In Harlem in the 2008 election some precincts delivered zero Democratic votes and in others Clinton triumphed, which is a bit hard to believe. A black man who lived in New Jersey gave me a pathetic look when I asked him how it was to vote there.
In Florida, only five counties require preclearance before changing electoral policies, where statewide in the 2000 presidential election at least 50,760 blacks were illegally labeled as felons and turned away from the polls. Other black high school graduates, excited about their first chance to vote, never got to. Roadblocks were set up, polls in black districts closed early, and so on. The situation in Ohio mirrored this miasma at least partly because J. Kenneth Blackwell worked as an election operative in the Sunshine State in 2000 before becoming secretary of state who presided over the 2004 presidential election there.
But did you know, did you know, that Section 5 also applies to Arizona and Alaska, as well as some counties in California, New York, and South Dakota, as well as some townships in Michigan and . . . in New Hampshire?
Fine with me. Racist anecdotes cover our country's entire map. For this reason, I suggest that the Supremes extend the preclearance provision nationwide instead of considering the inverse, to lift this cumbersome burden off the innocent shoulders of Yankee as well as Rebel states.

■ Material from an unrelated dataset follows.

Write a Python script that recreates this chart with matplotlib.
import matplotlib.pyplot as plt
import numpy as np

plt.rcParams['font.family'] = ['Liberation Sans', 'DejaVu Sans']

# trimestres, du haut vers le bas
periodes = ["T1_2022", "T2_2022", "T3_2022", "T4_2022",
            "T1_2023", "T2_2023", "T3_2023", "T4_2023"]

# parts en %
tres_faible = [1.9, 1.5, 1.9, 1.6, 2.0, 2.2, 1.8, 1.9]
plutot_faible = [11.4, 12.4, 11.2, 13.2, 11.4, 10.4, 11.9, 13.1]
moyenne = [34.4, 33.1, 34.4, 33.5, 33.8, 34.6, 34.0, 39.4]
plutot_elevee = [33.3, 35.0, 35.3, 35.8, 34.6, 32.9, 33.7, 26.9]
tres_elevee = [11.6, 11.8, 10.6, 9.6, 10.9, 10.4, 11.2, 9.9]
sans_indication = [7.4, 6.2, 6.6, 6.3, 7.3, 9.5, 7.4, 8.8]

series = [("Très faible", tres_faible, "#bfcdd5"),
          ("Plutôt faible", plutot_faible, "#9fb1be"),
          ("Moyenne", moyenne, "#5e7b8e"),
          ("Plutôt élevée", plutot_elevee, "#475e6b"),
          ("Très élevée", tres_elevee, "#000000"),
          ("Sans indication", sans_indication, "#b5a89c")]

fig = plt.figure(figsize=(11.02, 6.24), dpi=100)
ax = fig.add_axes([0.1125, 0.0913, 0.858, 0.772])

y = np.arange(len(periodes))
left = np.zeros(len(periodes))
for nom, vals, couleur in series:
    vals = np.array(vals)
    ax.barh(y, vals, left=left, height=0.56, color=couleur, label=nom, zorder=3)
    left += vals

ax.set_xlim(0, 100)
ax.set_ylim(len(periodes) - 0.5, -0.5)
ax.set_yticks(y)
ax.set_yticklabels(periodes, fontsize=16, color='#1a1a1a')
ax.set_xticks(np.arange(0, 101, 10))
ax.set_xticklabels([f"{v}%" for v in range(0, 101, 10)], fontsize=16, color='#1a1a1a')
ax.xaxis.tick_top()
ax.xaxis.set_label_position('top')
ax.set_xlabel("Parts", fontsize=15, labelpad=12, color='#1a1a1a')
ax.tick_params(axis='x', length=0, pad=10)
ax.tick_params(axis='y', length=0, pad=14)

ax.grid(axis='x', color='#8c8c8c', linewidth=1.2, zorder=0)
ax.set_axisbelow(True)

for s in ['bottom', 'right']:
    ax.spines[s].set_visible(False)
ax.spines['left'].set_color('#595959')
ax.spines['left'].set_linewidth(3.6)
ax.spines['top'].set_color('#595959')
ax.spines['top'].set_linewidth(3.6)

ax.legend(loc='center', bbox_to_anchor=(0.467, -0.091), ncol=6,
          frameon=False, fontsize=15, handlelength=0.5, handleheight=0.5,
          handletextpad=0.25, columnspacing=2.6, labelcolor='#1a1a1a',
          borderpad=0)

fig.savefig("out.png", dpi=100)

The Pars pro Toto fallacy is actually valid here: if some of the nation is guilty, then we all are, and justifiably so. We must extend justice wherever it is needed. I'd guess racists inhabit all fifty states. Prove me wrong. I hope I'm wrong.
There's another case to be argued by SCOTUS next year. Arizona v InterTribal Council of Arizona will question the rule that all Grand Canyon State citizens who wish to vote must first demonstrate proof of citizenship when registering.
Native Americans having to prove citizenship? That's like requiring a cow to prove that it eats grass when herded to an appropriate meadow. The term Native American
is proof enough.
Sometimes, when preaching to the choir, I say that Hispanic immigration signifies nothing more or less than other native Americans reclaiming land torn from them brutally--did Columbus discover America or ravish it blind?
Today an article in the Nation by Aura Bogado and Voting Rights Watch 2012, and another by Greg Palast, exhort that just because Obama regained the White House we can't rest on our laurels, "we" meaning the Election Integrity movement.